It’s London Bookfair. Peirene and I hurry from one half-an-hour meeting to the next, up and down stairs, from one exhibition hall into the next. After years of attending international bookfairs
with painful feet I have finally learnt my lesson: I’m wearing flat, comfortable shoes. The Nymph, too, has given up on high heels. In fact she appears to have given up on glamour all together. No make-up, no lipstick, hair pulled back into a ponytail and she’s wearing an unassuming brown, knitted dress. ‘I’ve made it myself,’ she told me proudly in the morning. ‘Stayed up all last night to finish it.’ I acknowledged her efforts with a not too sincere ‘Impressive.’
And now the dress is coming apart. This slows us down as Peirene has to stop every few steps to gather the lose strings.
‘Peirene, why don’t you go home and change,’ I suggest with impatience in my voice. ‘I’m happy to do the next few meetings on my own.’
‘No, no. It’s meant to disintegrate. It symbolises my own psychological “unravelling”. She makes inverted commas signs in the air. ‘I feel imprisoned in the patriarchic system.’
I stop in my stride. This sounds like the onset of a depression. I pull the Nymph to a nearby empty table, sit her down and fetch us two coffees.
‘What’s up, Peirene?’ I study her with concern.
‘Nothing.’ She shrugs her shoulders nonchalantly. ‘Only that the book market appears to be inundated with memoirs and novels written by 50+-year-old female writers from Western European countries all talking about freeing themselves and about being defined by the patriarchic system. They are “emotionally unravelling” they claim. And they are hailed as the top of the pops feminists. So I’m trying to fit in.’ She takes a big gulp from her coffee.
‘And? Do you feel what these women feel?’
The Nymph shakes her head. ‘Actually no. The ideas sound so 1980s. Stuck in time. Repeating the same phrases, the same stories, the same complaints. We have heard it all before. Sort of retro feminism. Yet the books sell like hot potatoes. So maybe I’m missing the point.’
I laugh. ‘That makes two of us. But I don’t think we are missing the point. It’s just that people love to hear what they already know.’ I pause for a moment. ‘But, Peirene, rather than wasting our energy with trying to fit into something we don’t appreciate, shouldn’t we instead celebrate that we have a truly exciting feminist text on our list?’
‘Which one is that?’ Her eyes widen in astonishment.
‘Shadows on the Tundra of course. Written by a young woman in the most unfree situation one can imagine – in a Gulag. Yet her mind was free. If anyone wants to understand a strong woman they should read that book.’
For a moment Peirene is quiet. Then she lifts her head . ‘And I’m sure if Dalia were still alive and could have turned up at this bookfair, she would not have shown up in a hand-made dress.
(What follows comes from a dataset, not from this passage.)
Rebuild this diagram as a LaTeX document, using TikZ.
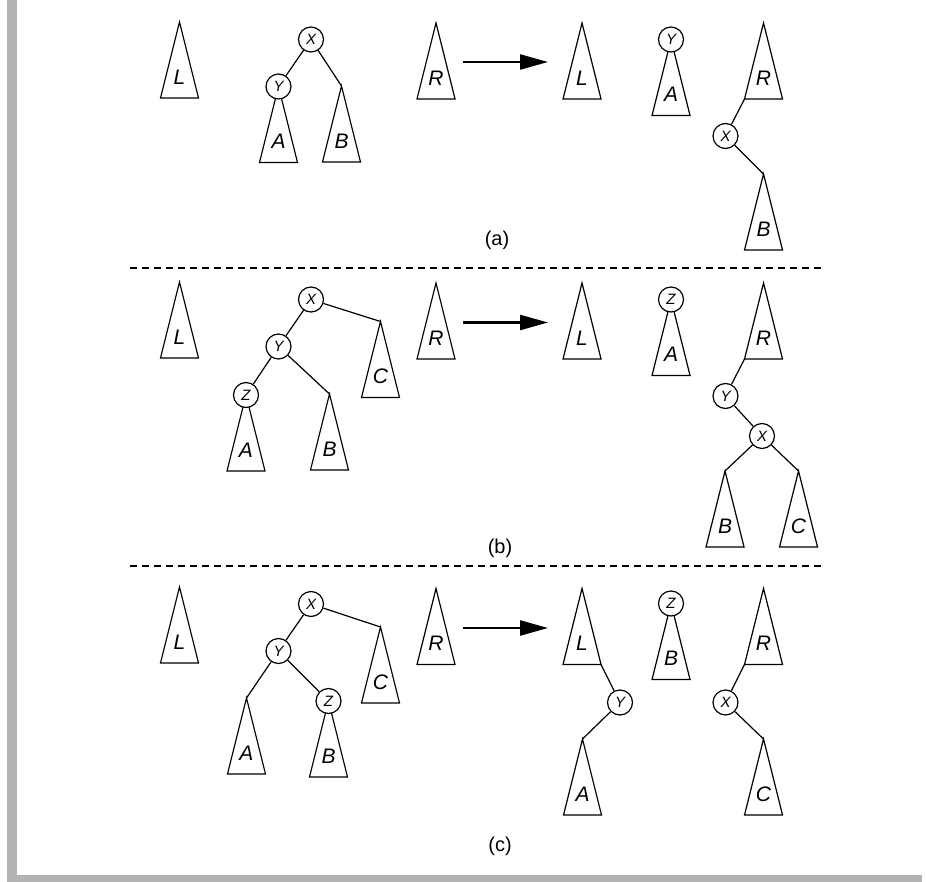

She would have had more pride.’
I nod my head.
The Nymph blushes. Two hours later she’s back in full glamour, with sparkly earrings, jingling bracelets and in a bright red, brand-new dress. And for the rest of the bookfair she doesn’t stop talking about Dalia – an amazing woman who survived the Gulag and then wrote our new Peirene book: Shadows on the Tundra.